● **REQUIRED TASK**
Give the data below again exactly as it stands. Omit the pictures.

● **RECORDED INFORMATION**
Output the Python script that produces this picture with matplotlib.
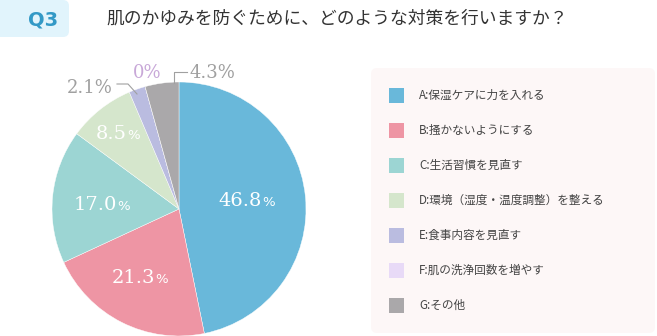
import matplotlib
matplotlib.use("Agg")
import matplotlib.pyplot as plt
from matplotlib.patches import FancyBboxPatch

plt.rcParams['font.family'] = ['Noto Sans CJK JP', 'DejaVu Sans']

W, H = 657, 336

title = "肌のかゆみを防ぐために、どのような対策を行いますか？"
labels = ["A:保湿ケアに力を入れる", "B:掻かないようにする", "C:生活習慣を見直す",
          "D:環境（湿度・温度調整）を整える", "E:食事内容を見直す",
          "F:肌の洗浄回数を増やす", "G:その他"]
values = [46.8, 21.3, 17.0, 8.5, 2.1, 0.0, 4.3]
colors = ["#69b8da", "#ee95a4", "#9cd5d3", "#d5e6cc", "#babce0", "#e8daf7", "#aaa8aa"]

fig = plt.figure(figsize=(W / 100, H / 100), dpi=100)
ax = fig.add_axes([0, 0, 1, 1])

def py(y):
    # pixel row (from top) -> data y
    return H - y

# header
ax.add_patch(FancyBboxPatch((-10, py(37)), 79, 37, boxstyle="round,pad=0,rounding_size=6",
                            fc="#e1f4fc", ec="none"))
ax.text(43, py(20), "Q3", fontsize=14, fontweight="bold", color="#3399c6",
        ha="center", va="center", family="DejaVu Sans")
ax.text(106, py(19), title, fontsize=12.8, color="#333333", ha="left", va="center")

# pie
ax.pie(values, colors=colors, startangle=90, counterclock=False,
       center=(179, py(209)), radius=127, frame=True,
       wedgeprops=dict(edgecolor="white", linewidth=0.3))
ax.set_xlim(0, W)
ax.set_ylim(0, H)
ax.set_aspect("auto")
ax.axis("off")

serif = "DejaVu Serif"
# inside labels: (x split, baseline)
inside = [(262, 206), (155, 283), (117, 210), (127, 139)]
for i, (x, y) in enumerate(inside):
    ax.text(x, py(y), f"{values[i]:.1f}", fontsize=14, color="white", family=serif,
            ha="right", va="baseline")
    ax.text(x, py(y), "%", fontsize=9.5, color="white", family="DejaVu Sans",
            ha="left", va="baseline")

gray = "#a0a0a0"
ax.text(67, py(93), f"{values[4]:.1f}%", fontsize=13, color=gray, family=serif,
        ha="left", va="baseline")
ax.text(133, py(78), f"{values[5]:.0f}%", fontsize=13, color="#c8a8d8", family=serif,
        ha="left", va="baseline")
ax.text(190, py(78), f"{values[6]:.1f}%", fontsize=13, color=gray, family=serif,
        ha="left", va="baseline")
ax.plot([117, 128, 137], [py(84), py(84), py(94)], color=gray, lw=0.8)
ax.plot([187, 174, 174], [py(72), py(72), py(83)], color=gray, lw=0.8)

# legend
ax.add_patch(FancyBboxPatch((371, py(333)), 284, 265, boxstyle="round,pad=0,rounding_size=6",
                            fc="#fdf7f7", ec="none"))
for i, lab in enumerate(labels):
    yc = 95 + 35 * i
    ax.add_patch(plt.Rectangle((389, py(yc + 7.5)), 15, 15, fc=colors[i], ec="none"))
    ax.text(419, py(yc), lab, fontsize=8.4, color="#444444", ha="left", va="center")

fig.savefig("out.png", dpi=100)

● **RESULT OF THIS TASK**
Output the Python script that produces this picture with matplotlib.
import matplotlib
matplotlib.use("Agg")
import matplotlib.pyplot as plt
from matplotlib.patches import FancyBboxPatch

plt.rcParams['font.family'] = ['Noto Sans CJK JP', 'DejaVu Sans']

W, H = 657, 336

title = "肌のかゆみを防ぐために、どのような対策を行いますか？"
labels = ["A:保湿ケアに力を入れる", "B:掻かないようにする", "C:生活習慣を見直す",
          "D:環境（湿度・温度調整）を整える", "E:食事内容を見直す",
          "F:肌の洗浄回数を増やす", "G:その他"]
values = [46.8, 21.3, 17.0, 8.5, 2.1, 0.0, 4.3]
colors = ["#69b8da", "#ee95a4", "#9cd5d3", "#d5e6cc", "#babce0", "#e8daf7", "#aaa8aa"]

fig = plt.figure(figsize=(W / 100, H / 100), dpi=100)
ax = fig.add_axes([0, 0, 1, 1])

def py(y):
    # pixel row (from top) -> data y
    return H - y

# header
ax.add_patch(FancyBboxPatch((-10, py(37)), 79, 37, boxstyle="round,pad=0,rounding_size=6",
                            fc="#e1f4fc", ec="none"))
ax.text(43, py(20), "Q3", fontsize=14, fontweight="bold", color="#3399c6",
        ha="center", va="center", family="DejaVu Sans")
ax.text(106, py(19), title, fontsize=12.8, color="#333333", ha="left", va="center")

# pie
ax.pie(values, colors=colors, startangle=90, counterclock=False,
       center=(179, py(209)), radius=127, frame=True,
       wedgeprops=dict(edgecolor="white", linewidth=0.3))
ax.set_xlim(0, W)
ax.set_ylim(0, H)
ax.set_aspect("auto")
ax.axis("off")

serif = "DejaVu Serif"
# inside labels: (x split, baseline)
inside = [(262, 206), (155, 283), (117, 210), (127, 139)]
for i, (x, y) in enumerate(inside):
    ax.text(x, py(y), f"{values[i]:.1f}", fontsize=14, color="white", family=serif,
            ha="right", va="baseline")
    ax.text(x, py(y), "%", fontsize=9.5, color="white", family="DejaVu Sans",
            ha="left", va="baseline")

gray = "#a0a0a0"
ax.text(67, py(93), f"{values[4]:.1f}%", fontsize=13, color=gray, family=serif,
        ha="left", va="baseline")
ax.text(133, py(78), f"{values[5]:.0f}%", fontsize=13, color="#c8a8d8", family=serif,
        ha="left", va="baseline")
ax.text(190, py(78), f"{values[6]:.1f}%", fontsize=13, color=gray, family=serif,
        ha="left", va="baseline")
ax.plot([117, 128, 137], [py(84), py(84), py(94)], color=gray, lw=0.8)
ax.plot([187, 174, 174], [py(72), py(72), py(83)], color=gray, lw=0.8)

# legend
ax.add_patch(FancyBboxPatch((371, py(333)), 284, 265, boxstyle="round,pad=0,rounding_size=6",
                            fc="#fdf7f7", ec="none"))
for i, lab in enumerate(labels):
    yc = 95 + 35 * i
    ax.add_patch(plt.Rectangle((389, py(yc + 7.5)), 15, 15, fc=colors[i], ec="none"))
    ax.text(419, py(yc), lab, fontsize=8.4, color="#444444", ha="left", va="center")

fig.savefig("out.png", dpi=100)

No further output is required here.